Claudette Colvin

Claudette+Colvin

Chanmonita Loek, Associate Editor

A hero is someone who is courageous, strong willed and someone who perseveres through hardship in order to achieve their goals and help out those in need. During the Civil Rights Movement era, people often think that Rosa Parks was the first person to refuse giving up her seat on a Montgomery bus to a white person, in violation of local law, but, that is not the case. Claudette Colvin born on September 5, 1939 is an African American woman from Alabama who at the age of 15, refused to give up her seat to a white person and was arrested. Colvin acted a few months before the more widely known incident with Parks.

On March 2, 1955, she was returning home from school. She sat in the colored section about two seats away from an emergency exit, in a Capitol Heights bus. Colvin was pregnant at the time. When a white woman who got on the bus was left standing in the front, the bus driver, Robert W. Cleere, commanded Colvin and three other black women in her row to move to the back. The other three moved, but another pregnant black woman, Ruth Hamilton, got on and sat next to Colvin. The police arrived and convinced a black man sitting behind the two women to move so that Mrs. Hamilton could move back, but Colvin still refused to move. She was forcibly removed from the bus and arrested by the two policemen, Thomas J. Ward and Paul Headley.

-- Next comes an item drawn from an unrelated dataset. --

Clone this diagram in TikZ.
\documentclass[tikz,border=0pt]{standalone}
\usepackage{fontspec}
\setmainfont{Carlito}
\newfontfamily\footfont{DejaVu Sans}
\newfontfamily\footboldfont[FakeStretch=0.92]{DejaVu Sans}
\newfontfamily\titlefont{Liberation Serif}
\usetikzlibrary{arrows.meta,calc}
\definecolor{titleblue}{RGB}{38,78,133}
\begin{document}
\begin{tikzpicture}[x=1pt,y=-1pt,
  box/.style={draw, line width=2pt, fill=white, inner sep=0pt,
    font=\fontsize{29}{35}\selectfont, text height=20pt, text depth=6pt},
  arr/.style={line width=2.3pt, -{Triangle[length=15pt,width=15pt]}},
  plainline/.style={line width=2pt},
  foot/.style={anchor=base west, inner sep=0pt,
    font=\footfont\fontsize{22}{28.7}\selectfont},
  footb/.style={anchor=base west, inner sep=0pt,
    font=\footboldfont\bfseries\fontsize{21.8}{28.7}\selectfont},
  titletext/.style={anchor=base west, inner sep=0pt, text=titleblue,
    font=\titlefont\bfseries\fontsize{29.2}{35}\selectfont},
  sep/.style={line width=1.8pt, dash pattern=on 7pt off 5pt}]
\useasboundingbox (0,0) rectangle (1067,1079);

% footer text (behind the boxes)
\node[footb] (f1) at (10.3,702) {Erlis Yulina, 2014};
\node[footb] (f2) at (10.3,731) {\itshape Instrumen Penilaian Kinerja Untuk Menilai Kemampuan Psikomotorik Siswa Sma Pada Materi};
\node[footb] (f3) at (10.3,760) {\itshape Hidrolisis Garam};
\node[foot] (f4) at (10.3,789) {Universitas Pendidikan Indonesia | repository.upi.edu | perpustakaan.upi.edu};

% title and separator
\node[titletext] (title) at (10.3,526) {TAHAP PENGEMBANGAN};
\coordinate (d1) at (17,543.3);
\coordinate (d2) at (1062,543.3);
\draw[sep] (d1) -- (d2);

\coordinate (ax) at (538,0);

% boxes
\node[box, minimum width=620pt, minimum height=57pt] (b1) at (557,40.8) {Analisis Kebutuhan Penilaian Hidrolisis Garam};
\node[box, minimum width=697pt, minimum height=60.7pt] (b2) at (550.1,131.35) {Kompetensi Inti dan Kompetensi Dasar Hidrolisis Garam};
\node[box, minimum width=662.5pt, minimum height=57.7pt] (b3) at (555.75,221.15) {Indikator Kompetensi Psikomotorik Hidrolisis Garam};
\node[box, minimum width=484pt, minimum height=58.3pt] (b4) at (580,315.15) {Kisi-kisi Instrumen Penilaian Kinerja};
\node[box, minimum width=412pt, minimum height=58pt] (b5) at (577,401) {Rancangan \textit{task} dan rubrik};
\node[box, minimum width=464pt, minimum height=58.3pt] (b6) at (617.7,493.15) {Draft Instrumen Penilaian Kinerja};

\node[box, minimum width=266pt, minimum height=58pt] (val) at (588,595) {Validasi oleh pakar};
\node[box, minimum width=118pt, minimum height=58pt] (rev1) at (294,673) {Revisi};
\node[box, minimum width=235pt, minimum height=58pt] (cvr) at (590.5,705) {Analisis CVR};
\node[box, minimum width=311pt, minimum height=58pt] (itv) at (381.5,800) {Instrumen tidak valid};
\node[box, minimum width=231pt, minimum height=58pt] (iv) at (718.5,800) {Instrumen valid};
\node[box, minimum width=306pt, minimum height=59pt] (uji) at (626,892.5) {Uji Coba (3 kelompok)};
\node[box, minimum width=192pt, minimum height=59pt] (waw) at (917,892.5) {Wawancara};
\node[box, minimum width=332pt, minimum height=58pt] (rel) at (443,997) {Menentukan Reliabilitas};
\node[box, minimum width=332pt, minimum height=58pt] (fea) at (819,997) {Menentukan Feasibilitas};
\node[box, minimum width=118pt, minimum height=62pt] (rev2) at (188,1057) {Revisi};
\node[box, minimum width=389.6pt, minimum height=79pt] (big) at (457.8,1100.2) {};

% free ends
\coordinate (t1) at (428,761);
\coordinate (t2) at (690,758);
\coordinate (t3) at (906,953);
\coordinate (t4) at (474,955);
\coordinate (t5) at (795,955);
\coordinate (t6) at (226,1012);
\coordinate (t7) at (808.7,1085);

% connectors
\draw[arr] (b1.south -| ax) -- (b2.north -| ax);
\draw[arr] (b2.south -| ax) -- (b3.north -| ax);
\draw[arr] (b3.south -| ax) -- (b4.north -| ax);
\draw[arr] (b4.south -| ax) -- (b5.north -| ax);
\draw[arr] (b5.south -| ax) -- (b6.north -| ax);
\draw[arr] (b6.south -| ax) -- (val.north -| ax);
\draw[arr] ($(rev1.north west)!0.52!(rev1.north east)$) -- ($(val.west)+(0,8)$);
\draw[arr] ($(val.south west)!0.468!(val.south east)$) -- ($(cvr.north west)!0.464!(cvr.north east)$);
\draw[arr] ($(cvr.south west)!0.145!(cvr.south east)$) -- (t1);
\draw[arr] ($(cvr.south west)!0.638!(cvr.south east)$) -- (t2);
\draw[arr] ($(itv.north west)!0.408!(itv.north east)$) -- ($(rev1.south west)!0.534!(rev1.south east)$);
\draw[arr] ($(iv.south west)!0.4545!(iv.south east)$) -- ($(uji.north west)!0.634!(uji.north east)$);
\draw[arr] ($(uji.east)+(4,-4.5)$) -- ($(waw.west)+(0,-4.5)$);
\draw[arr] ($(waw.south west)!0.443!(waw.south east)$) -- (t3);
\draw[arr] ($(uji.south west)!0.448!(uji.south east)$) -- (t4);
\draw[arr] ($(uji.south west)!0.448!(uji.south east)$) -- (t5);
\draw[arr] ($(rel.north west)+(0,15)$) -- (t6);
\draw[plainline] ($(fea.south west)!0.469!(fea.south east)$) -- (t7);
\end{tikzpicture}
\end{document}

Claudette Colvin later became a civil rights activist in Alabama during the 1950s. Before Rosa Parks famous protest, Colvin stood up against segregation in Alabama in 1955 and she served in the legal case Browder v. Gayle that helped end the segregation on the Montgomery buses. Most civil rights writings based on the Montgomery history focused on the arrest of Rosa Parks and totally forgot about Claudette Colvin and her role in the fight to end segregation in Montgomery. She was the one that gave moral support to others and without her, people wouldn’t have moved forward to fight for their rights.